# *AUSTRALIA MATE* Sydney/Brisbane/Melb* Dec 20-Jan 3* 2ppl



## TIMESHARE-HO (Nov 30, 2014)

*NEED AUSTRALIA - MATE!
SYDNEY, BRISBANE, MELBOURNE OR ?
DEC 20-JAN 3 FLEXIBLE

FOR A COUPLE - 

CALL 904-403-7019 OR EMAIL..
jillmazz222@yahoo.com


----------



## mjm1 (Dec 1, 2014)

We just went to Sydney and Melbourne among other locations in October.  We are in II and didn't see any timeshares that would work for us in Australia, so used Airbnb. It worked pretty well. I would encourage you to check it out if you can't find what you are looking for.

Good luck.


----------



## persia (Dec 1, 2014)

A big ask. The heart of the summer holidays.
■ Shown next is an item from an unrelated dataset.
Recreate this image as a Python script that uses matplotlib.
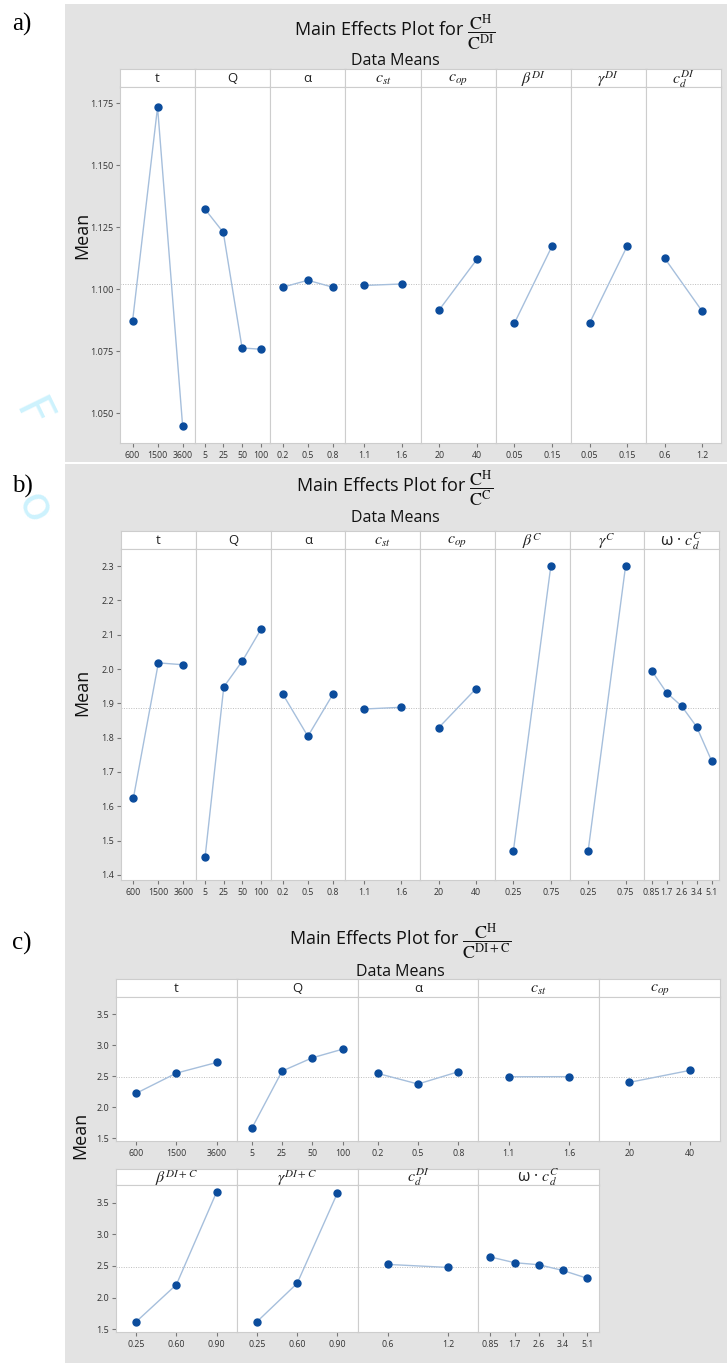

You might try gumtree...


----------



## Passepartout (Dec 1, 2014)

Not timeshare, but we really enjoyed our stay at Meriton Serviced Apartments Campbell St. There are also several other locations at places you mention. They are shiny new, clean, 1 and 2 bedroom apartments. Full size appliances, daily maid service. I saw availability Dec. 20 for a week.

Jim


----------